Activist investors at Unibail-Rodamco-Westfield, Europe’s biggest shopping centre owner, have blocked the company’s plans for a €3.5bn capital increase and won seats on its board after a bruising battle.
The heavily-indebted owner of high-end shopping centres such as London Westfield and Carrousel du Louvre in Paris said on Tuesday that final tallies for the vote on the highly dilutive capital raise would be available later, but that the required two-thirds of shareholder votes had not been achieved.
“The majority was in favour but not the two-thirds,” said chief executive Christophe Cuvillier on a call with reporters. “A new period will begin now with the activists joining the board. I hope that we can work together in a calm and constructive way.”

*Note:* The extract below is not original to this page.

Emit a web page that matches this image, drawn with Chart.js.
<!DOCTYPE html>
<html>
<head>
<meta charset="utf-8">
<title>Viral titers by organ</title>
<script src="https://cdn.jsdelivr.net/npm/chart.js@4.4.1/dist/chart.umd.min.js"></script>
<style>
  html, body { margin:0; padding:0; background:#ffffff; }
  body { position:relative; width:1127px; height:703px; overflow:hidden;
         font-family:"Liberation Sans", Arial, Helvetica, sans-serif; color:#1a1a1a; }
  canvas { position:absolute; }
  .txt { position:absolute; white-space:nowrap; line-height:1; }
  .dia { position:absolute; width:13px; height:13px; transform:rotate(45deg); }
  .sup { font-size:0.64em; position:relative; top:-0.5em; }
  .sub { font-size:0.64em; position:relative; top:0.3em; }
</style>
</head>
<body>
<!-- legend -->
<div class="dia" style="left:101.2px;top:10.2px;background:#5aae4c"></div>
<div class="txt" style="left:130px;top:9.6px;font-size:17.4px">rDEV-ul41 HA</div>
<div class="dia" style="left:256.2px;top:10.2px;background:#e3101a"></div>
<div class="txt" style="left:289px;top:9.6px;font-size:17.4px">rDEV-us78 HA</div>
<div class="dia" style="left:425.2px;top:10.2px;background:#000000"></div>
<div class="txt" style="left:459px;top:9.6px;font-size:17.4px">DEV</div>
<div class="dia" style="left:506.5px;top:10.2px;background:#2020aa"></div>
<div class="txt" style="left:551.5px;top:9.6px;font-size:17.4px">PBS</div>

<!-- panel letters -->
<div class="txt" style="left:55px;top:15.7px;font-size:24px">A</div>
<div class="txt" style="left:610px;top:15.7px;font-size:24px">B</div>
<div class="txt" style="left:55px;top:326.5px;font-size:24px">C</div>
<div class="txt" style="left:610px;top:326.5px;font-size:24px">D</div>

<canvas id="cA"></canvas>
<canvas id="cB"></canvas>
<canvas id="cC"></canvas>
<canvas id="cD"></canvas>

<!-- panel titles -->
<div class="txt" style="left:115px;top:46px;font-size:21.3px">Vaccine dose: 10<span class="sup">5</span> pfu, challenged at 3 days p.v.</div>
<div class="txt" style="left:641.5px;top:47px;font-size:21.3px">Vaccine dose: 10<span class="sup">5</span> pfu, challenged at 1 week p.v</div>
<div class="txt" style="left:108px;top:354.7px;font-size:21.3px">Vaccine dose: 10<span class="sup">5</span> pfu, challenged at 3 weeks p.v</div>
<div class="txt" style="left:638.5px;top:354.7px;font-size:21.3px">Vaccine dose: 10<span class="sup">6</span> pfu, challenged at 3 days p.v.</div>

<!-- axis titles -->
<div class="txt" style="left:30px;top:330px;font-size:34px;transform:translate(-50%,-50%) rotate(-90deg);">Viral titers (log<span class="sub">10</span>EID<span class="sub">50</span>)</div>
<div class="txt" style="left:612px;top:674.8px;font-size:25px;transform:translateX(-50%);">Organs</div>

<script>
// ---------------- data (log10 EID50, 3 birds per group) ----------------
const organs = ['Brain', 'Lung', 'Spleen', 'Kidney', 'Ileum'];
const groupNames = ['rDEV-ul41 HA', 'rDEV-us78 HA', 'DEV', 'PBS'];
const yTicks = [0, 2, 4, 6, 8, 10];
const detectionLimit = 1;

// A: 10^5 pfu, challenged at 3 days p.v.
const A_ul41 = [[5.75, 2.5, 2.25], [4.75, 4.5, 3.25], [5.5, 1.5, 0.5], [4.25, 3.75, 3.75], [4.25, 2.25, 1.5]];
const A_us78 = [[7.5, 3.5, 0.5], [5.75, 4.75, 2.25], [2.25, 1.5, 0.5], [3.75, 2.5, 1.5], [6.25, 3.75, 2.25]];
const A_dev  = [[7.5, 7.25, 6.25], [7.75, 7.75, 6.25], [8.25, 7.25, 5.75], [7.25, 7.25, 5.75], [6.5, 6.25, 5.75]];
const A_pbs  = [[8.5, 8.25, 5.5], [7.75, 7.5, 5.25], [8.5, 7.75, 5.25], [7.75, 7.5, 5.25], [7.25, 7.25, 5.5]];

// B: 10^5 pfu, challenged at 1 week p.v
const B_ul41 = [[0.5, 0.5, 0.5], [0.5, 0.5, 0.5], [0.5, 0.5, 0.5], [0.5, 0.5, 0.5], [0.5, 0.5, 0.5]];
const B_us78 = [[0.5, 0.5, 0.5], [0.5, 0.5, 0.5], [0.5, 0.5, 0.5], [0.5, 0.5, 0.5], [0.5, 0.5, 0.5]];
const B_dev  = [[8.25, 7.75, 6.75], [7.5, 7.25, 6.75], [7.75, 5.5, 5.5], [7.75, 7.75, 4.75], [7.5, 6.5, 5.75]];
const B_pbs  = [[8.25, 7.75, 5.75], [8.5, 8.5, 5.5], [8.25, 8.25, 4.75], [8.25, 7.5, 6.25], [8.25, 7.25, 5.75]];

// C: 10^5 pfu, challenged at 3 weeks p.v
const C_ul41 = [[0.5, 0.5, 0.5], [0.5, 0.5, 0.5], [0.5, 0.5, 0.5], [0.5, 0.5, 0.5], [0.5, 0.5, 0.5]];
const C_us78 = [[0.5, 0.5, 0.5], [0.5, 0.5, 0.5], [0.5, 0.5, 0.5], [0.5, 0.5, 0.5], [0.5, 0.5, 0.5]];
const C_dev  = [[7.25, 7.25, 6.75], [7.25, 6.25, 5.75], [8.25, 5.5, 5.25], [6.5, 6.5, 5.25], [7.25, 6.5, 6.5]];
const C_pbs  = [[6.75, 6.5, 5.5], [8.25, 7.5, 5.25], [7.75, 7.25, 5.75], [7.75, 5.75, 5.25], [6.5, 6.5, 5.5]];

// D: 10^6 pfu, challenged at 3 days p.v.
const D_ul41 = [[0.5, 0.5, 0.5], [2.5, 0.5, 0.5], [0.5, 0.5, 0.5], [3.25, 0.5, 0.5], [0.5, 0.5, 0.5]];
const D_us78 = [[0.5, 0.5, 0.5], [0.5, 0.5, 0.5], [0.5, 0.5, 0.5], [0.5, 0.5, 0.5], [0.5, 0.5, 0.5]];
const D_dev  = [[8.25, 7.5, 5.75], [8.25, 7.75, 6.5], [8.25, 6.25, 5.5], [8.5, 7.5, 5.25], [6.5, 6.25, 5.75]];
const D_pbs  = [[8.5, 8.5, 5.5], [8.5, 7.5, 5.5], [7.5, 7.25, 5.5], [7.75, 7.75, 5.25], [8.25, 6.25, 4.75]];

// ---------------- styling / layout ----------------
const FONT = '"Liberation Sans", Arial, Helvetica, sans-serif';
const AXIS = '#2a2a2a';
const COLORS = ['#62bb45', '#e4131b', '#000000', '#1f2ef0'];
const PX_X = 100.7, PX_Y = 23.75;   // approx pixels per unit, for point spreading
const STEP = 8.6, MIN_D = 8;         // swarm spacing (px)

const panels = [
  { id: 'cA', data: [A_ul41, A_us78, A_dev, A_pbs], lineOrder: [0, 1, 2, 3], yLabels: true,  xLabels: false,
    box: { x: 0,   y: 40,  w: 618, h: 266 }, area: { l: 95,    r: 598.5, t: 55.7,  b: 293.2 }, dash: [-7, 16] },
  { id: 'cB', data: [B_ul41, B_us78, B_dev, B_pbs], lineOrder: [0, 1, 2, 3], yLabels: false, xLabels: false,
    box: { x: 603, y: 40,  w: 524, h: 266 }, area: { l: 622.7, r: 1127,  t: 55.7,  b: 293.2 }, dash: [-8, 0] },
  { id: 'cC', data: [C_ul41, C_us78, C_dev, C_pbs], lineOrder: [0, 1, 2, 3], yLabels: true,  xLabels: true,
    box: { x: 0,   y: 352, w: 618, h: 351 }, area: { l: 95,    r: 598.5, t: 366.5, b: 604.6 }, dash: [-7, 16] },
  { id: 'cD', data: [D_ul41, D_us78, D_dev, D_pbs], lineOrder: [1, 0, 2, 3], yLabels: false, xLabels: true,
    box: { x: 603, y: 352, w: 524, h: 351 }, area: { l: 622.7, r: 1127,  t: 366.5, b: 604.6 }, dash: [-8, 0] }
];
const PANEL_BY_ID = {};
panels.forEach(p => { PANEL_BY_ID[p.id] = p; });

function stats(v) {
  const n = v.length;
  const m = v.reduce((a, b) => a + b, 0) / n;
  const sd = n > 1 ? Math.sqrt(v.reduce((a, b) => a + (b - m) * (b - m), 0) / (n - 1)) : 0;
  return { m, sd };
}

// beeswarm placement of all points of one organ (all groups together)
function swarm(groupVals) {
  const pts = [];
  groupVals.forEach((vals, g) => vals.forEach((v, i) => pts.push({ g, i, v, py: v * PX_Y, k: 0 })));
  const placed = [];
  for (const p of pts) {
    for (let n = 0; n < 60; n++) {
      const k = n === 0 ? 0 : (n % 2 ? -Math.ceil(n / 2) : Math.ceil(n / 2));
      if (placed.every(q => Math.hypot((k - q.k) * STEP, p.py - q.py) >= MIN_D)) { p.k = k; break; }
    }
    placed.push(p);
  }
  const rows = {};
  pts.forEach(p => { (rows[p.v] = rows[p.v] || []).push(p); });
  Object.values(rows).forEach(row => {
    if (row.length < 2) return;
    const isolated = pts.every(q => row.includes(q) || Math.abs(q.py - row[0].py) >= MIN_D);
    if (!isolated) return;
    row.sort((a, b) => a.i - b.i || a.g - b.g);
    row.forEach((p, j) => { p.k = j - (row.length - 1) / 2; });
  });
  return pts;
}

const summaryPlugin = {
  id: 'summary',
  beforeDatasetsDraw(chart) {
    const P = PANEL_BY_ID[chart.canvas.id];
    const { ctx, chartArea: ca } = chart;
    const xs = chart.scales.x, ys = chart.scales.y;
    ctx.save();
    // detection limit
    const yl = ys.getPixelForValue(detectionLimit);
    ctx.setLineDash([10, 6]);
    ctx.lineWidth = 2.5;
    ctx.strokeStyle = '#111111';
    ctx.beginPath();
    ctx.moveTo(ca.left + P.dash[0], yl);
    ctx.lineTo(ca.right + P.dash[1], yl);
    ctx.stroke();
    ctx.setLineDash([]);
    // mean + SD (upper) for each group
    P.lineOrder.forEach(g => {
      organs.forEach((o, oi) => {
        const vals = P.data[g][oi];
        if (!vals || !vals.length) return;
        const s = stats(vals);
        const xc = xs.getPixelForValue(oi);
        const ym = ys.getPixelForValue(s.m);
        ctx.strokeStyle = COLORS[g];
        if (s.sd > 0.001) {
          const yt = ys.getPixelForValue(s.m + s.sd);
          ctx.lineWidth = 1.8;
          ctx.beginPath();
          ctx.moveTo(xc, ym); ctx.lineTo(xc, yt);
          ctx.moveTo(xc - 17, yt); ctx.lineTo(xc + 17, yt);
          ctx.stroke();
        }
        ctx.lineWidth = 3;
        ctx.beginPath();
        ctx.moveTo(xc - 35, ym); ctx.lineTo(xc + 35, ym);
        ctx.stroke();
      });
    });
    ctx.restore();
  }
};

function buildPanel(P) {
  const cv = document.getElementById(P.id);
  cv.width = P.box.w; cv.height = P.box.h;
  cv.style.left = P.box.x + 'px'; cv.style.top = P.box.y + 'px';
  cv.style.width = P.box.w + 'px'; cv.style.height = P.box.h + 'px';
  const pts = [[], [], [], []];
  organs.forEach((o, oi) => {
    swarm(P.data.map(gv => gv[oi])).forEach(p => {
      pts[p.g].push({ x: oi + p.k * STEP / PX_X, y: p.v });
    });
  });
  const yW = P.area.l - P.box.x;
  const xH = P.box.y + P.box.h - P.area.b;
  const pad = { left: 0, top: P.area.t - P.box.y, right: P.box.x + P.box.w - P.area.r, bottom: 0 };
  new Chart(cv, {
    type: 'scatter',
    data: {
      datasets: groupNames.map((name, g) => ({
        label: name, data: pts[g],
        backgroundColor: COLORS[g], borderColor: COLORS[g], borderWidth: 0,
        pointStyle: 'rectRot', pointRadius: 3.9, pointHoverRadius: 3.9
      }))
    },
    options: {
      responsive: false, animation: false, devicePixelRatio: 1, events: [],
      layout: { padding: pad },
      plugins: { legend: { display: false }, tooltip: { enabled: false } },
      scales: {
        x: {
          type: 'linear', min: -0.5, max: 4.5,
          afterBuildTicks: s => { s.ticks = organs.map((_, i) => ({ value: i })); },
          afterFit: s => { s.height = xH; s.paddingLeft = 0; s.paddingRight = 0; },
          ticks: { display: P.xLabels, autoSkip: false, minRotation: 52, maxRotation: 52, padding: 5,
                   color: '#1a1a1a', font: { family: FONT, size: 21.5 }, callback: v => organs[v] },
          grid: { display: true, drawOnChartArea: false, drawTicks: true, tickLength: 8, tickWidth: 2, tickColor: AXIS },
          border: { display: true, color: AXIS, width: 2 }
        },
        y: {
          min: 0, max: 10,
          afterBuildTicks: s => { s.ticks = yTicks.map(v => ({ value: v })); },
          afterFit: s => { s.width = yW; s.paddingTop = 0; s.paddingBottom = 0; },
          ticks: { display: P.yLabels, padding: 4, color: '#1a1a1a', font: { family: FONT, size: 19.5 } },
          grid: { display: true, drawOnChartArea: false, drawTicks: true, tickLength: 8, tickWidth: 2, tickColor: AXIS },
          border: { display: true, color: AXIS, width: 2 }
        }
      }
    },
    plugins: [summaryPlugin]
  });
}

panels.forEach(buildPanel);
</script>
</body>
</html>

The activists, telecoms billionaire Xavier Niel and real estate investor Leon Bressler, who led Unibail himself for 14 years until 2006, will join at the next board meeting to be called in the coming days.
The battle at Unibail has been a potent reminder of how the pandemic has upended the commercial property market, causing some tenants to stop paying rent and others to seek lower rates. That left Unibail one of the most shorted stocks in Europe with nearly 30 per cent of shares out on loan to investors betting against the company, according to IHS Markit data on Bloomberg.
Defeat on the planned capital raise cuts out one key plank of Unibail’s €9bn plan to shore up its balance sheet announced in September, which also included selling €4bn in retail and office properties in Europe, a dividend cut and further cost cuts.
The moves were intended to cut the company’s €24bn debt load, much of which was incurred in 2018 when it bought Australian mall operator Westfield for $24.7bn to create what was at the time the world’s second-biggest mall owner by market value.
Mr Cuvillier said the company would now look for other ways to cut its debt pile, such as additional asset sales.
The vote on the capital raise comes a day after US drugmaker Pfizer and Germany’s BioNTech reported early positive results from their Covid-19 vaccine trials, sending shares in Unibail up nearly 25 per cent.
Mr Cuvillier said that “the potential progress towards a vaccine may give us more options to do divestments since it improves sentiment to the real estate market”, while cautioning that it was too early to draw firm conclusions.